Workplace Fairness? Handling Pay for Employee Resignations
Do Voluntary Resignations Require Advance Notice?
As an employer, you are always under pressure to manage costs effectively. Few companies willingly spend a penny more than necessary.
Controlling payroll costs make it imperative to know how to handle the times when an employee resigns. Some companies require two weeks’ notice of resignation, and you will pay them for the entire two weeks, even if the company lets the employee go prior to the two weeks.
It might be easier—and less costly— to pay for the full two-week notice period, when requesting an employee to give advance notice.
Can employees be required to provide two weeks’ notice of a resignation? What happens when releasing the employee prior to the conclusion of the two-week notice period? Is the company obliged to pay the employee for the entire two weeks? What if it is only a request, but not required?
If companies require employees to give any notice as opposed to requesting notice, they may have to pay for the full two-week period. This may include asking an employee to terminate service prior to the completion of the notice period.

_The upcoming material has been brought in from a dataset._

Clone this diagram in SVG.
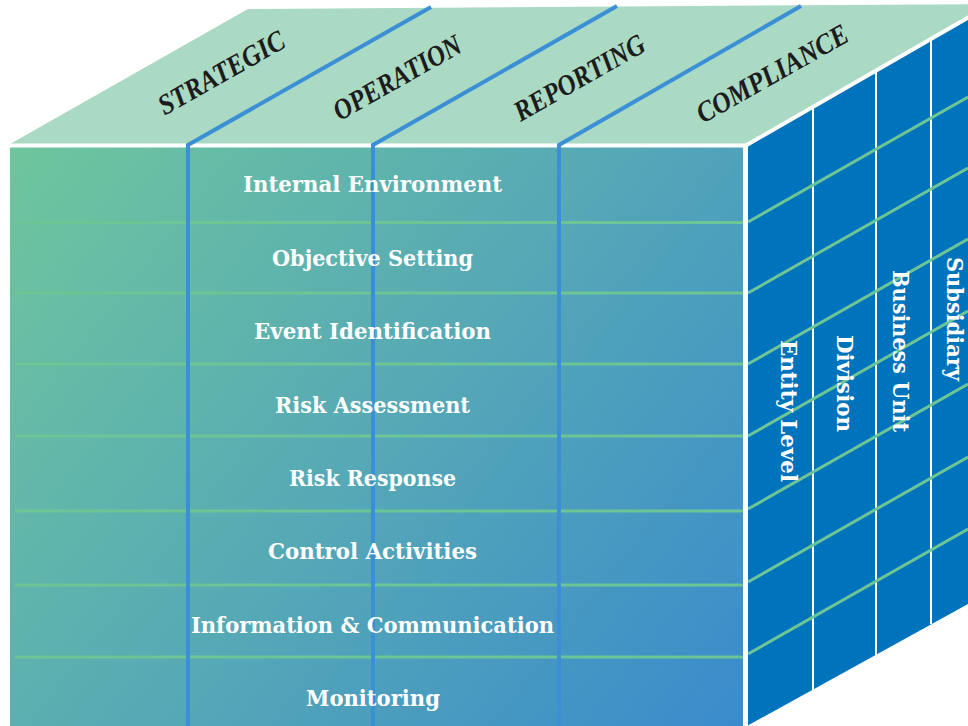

For an orderly transition, most employers will ask (or require) that workers give advance written notice of an intention to resign. The period may vary, depending on what type of position. Two weeks are a traditional notice for most positions, but in some cases, four weeks may better, especially for senior management.

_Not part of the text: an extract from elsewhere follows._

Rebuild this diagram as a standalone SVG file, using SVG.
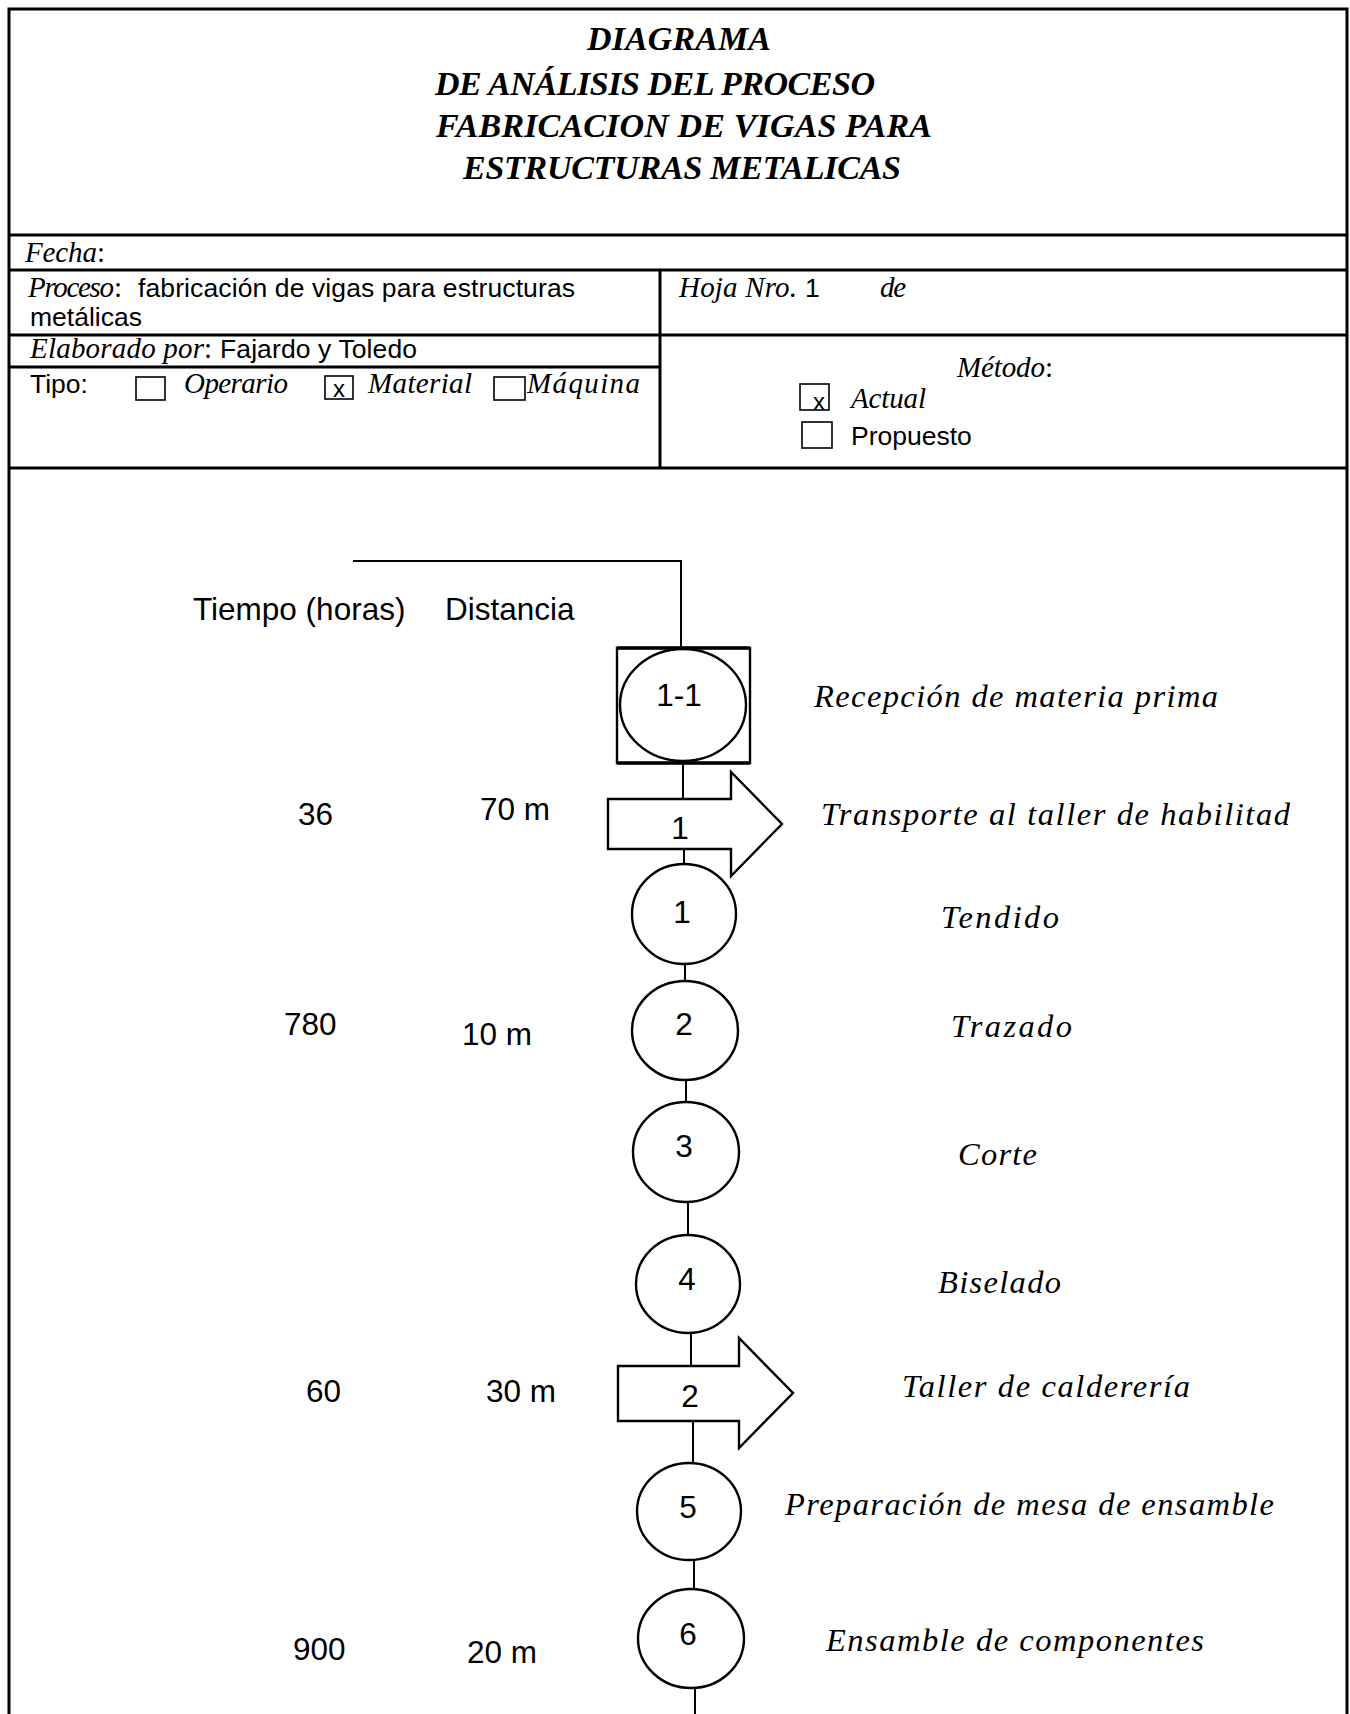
<svg xmlns="http://www.w3.org/2000/svg" width="1350" height="1714" viewBox="0 0 1350 1714">
<style>
.frame{fill:none;stroke:#000;stroke-width:3}
.thin{fill:none;stroke:#000;stroke-width:1.6}
.shape{fill:#fff;stroke:#000;stroke-width:2.4}
.conn{fill:none;stroke:#000;stroke-width:2}
.ar{font-family:"Liberation Sans",Arial,sans-serif;fill:#000}
.it{font-family:"Liberation Serif","DejaVu Serif",serif;font-style:italic;fill:#000}
.rm{font-family:"Liberation Serif","DejaVu Serif",serif;fill:#000}
.ti{font-family:"Liberation Serif","DejaVu Serif",serif;font-style:italic;font-weight:bold;font-size:34px;fill:#000}
.h{font-size:29px}
.ha{font-size:26.5px}
.b{font-size:31.5px}
.bi{font-size:32.5px}
</style>
<rect width="1350" height="1714" fill="#fff"/>
<g id="header">
  <path class="frame" d="M9,1714 V9 H1347 V1714"/>
  <path class="frame" d="M9,235 H1347 M9,270 H1347 M9,335 H1347 M9,367 H660 M9,468 H1347 M660,270 V468"/>
  <g id="title">
    <text class="ti" x="587" y="50" textLength="184">DIAGRAMA</text>
    <text class="ti" x="435" y="95" textLength="440">DE ANÁLISIS DEL PROCESO</text>
    <text class="ti" x="436" y="137" textLength="496">FABRICACION DE VIGAS PARA</text>
    <text class="ti" x="463" y="179" textLength="438">ESTRUCTURAS METALICAS</text>
  </g>
  <g id="fecha">
    <text class="it h" x="25" y="262" textLength="72">Fecha</text>
    <text class="rm h" x="97" y="262">:</text>
  </g>
  <g id="proceso">
    <text class="it h" x="28" y="297" textLength="86">Proceso</text>
    <text class="rm h" x="114" y="297">:</text>
    <text class="ar ha" x="138" y="297" textLength="437">fabricación de vigas para estructuras</text>
    <text class="ar ha" x="30" y="326">metálicas</text>
  </g>
  <g id="hoja">
    <text class="it h" x="679" y="297" textLength="118">Hoja Nro.</text>
    <text class="ar ha" x="805" y="297">1</text>
    <text class="it h" x="880" y="297" textLength="26">de</text>
  </g>
  <g id="elaborado">
    <text class="it h" x="30" y="358" textLength="174">Elaborado por</text>
    <text class="rm h" x="204" y="358">:</text>
    <text class="ar ha" x="220" y="358" textLength="197">Fajardo y Toledo</text>
  </g>
  <g id="tipo">
    <text class="ar ha" x="30" y="393">Tipo:</text>
    <rect class="thin" x="136" y="377" width="29" height="23"/>
    <text class="it h" x="184" y="393" textLength="104">Operario</text>
    <rect class="thin" x="325" y="376" width="28" height="23"/>
    <text class="ar" font-size="24" x="333" y="397">x</text>
    <text class="it h" x="368" y="393" textLength="104">Material</text>
    <rect class="thin" x="494" y="377" width="31" height="23"/>
    <text class="it h" x="527" y="393" textLength="113">Máquina</text>
  </g>
  <g id="metodo">
    <text class="it h" x="957" y="377" textLength="88">Método</text>
    <text class="rm h" x="1045" y="377">:</text>
    <rect class="thin" x="800" y="384" width="29" height="26"/>
    <text class="ar" font-size="24" x="813" y="410">x</text>
    <text class="it h" x="851" y="408" textLength="75">Actual</text>
    <rect class="thin" x="802" y="422" width="30" height="26"/>
    <text class="ar ha" x="851" y="445">Propuesto</text>
  </g>
</g>
<g id="columns">
  <text class="ar b" x="193" y="620">Tiempo (horas)</text>
  <text class="ar b" x="445" y="620">Distancia</text>
</g>
<g id="connectors">
  <path class="conn" d="M353,561 H681 V648" stroke-width="2.6"/>
  <line class="conn" x1="683" y1="763" x2="683" y2="799"/>
  <line class="conn" x1="684" y1="849" x2="684" y2="865"/>
  <line class="conn" x1="685" y1="963" x2="685" y2="981"/>
  <line class="conn" x1="686" y1="1080" x2="686" y2="1102"/>
  <line class="conn" x1="688" y1="1202" x2="688" y2="1235"/>
  <line class="conn" x1="691" y1="1333" x2="691" y2="1366"/>
  <line class="conn" x1="693" y1="1421" x2="693" y2="1463"/>
  <line class="conn" x1="694" y1="1560" x2="694" y2="1589"/>
  <line class="conn" x1="695" y1="1688" x2="695" y2="1714"/>
</g>
<g id="node-1-1">
  <rect class="shape" x="617" y="648" width="133" height="115"/>
  <path d="M617,648 H750 M617,763 H750" stroke="#000" stroke-width="3.4" fill="none"/>
  <ellipse class="shape" cx="683" cy="705" rx="63" ry="56"/>
  <text class="ar b" x="679" y="706" text-anchor="middle">1-1</text>
  <text class="it bi" x="814" y="707" textLength="404">Recepción de materia prima</text>
</g>
<g id="node-t1">
  <polygon class="shape" points="608,799 731,799 731,772 782,824 731,876 731,849 608,849"/>
  <text class="ar b" x="680" y="839" text-anchor="middle">1</text>
  <text class="ar b" x="298" y="825">36</text>
  <text class="ar b" x="480" y="820">70 m</text>
  <text class="it bi" x="821" y="825" textLength="469">Transporte al taller de habilitad</text>
</g>
<g id="node-1">
  <ellipse class="shape" cx="684" cy="914" rx="52" ry="50"/>
  <text class="ar b" x="682" y="923" text-anchor="middle">1</text>
  <text class="it bi" x="941" y="928" textLength="118">Tendido</text>
</g>
<g id="node-2">
  <ellipse class="shape" cx="685" cy="1030.5" rx="53" ry="49.5"/>
  <text class="ar b" x="684" y="1035" text-anchor="middle">2</text>
  <text class="ar b" x="284" y="1035">780</text>
  <text class="ar b" x="462" y="1045">10 m</text>
  <text class="it bi" x="951" y="1037" textLength="121">Trazado</text>
</g>
<g id="node-3">
  <ellipse class="shape" cx="686" cy="1152" rx="53" ry="50"/>
  <text class="ar b" x="684" y="1157" text-anchor="middle">3</text>
  <text class="it bi" x="958" y="1165" textLength="79">Corte</text>
</g>
<g id="node-4">
  <ellipse class="shape" cx="688" cy="1284" rx="52" ry="49"/>
  <text class="ar b" x="687" y="1290" text-anchor="middle">4</text>
  <text class="it bi" x="938" y="1293" textLength="123">Biselado</text>
</g>
<g id="node-t2">
  <polygon class="shape" points="618,1366 739,1366 739,1338 793,1393 739,1448 739,1421 618,1421"/>
  <text class="ar b" x="690" y="1407" text-anchor="middle">2</text>
  <text class="ar b" x="306" y="1402">60</text>
  <text class="ar b" x="486" y="1402">30 m</text>
  <text class="it bi" x="902" y="1397" textLength="288">Taller de calderería</text>
</g>
<g id="node-5">
  <ellipse class="shape" cx="689" cy="1511.5" rx="52" ry="48.5"/>
  <text class="ar b" x="688" y="1518" text-anchor="middle">5</text>
  <text class="it bi" x="785" y="1515" textLength="489">Preparación de mesa de ensamble</text>
</g>
<g id="node-6">
  <ellipse class="shape" cx="691" cy="1638.5" rx="53" ry="49.5"/>
  <text class="ar b" x="688" y="1645" text-anchor="middle">6</text>
  <text class="ar b" x="293" y="1660">900</text>
  <text class="ar b" x="467" y="1663">20 m</text>
  <text class="it bi" x="826" y="1651" textLength="378">Ensamble de componentes</text>
</g>
</svg>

State laws may regulate much of what happens when an employee leaves before the end of a resignation period.
No matter what period of time a business specifies, it is the way companies define resignation notices that are relevant. In some states, the requirement that employees provide a certain amount of notice for resignation might create an implied contract; that will compel the company to afford an equal amount of notice before they terminate employees.
Therefore, in those states, requiring notice of a resignation, and then terminating the employee earlier, the law may require a company to pay the employee for the remainder of the termination notice period.

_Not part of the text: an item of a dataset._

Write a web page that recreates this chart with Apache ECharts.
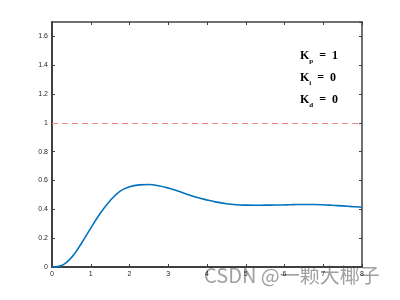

In addition, they might even realize they have to give a similar notice to any employee the company decides to fire. As a result, it is common to see a request for notice from resigning employees, instead of a requirement. That approach makes it more economical to prevent possible contract claims.
Even when requesting two weeks’ resignation notice, a company should be prepared to for the whole stretch when deciding to terminate the employee early. Companies might have legitimate reasons for requesting the employee to stop working immediately—things like about security, reduced employee loyalty and productivity. It makes good sense for employers to pay for the full notice period, even without the contractual obligation that requires payment.
There are two reasons to pay voluntarily for a notice period:
- The employee is asked to leave without pay after the resignation notice. This situation turns a voluntary resignation into an involuntary termination; potentially making the employee eligible for state unemployment compensation.
- More importantly, termination without pay sends a negative message to the remaining workforce. The employee does what is expected, even reasonable, and what they see in return is punishment. This is not only a real morale buster, but you can forget about receiving many advance notices of intended resignations.
To keep things fair and reasonable, a company should just pay the employee for the given notice period. This will prevent questions about unemployment eligibility, implied contract violations and worsening the morale of remaining employees. This also encourages those employees resigning in the future to give the company proper notice. It is only fair!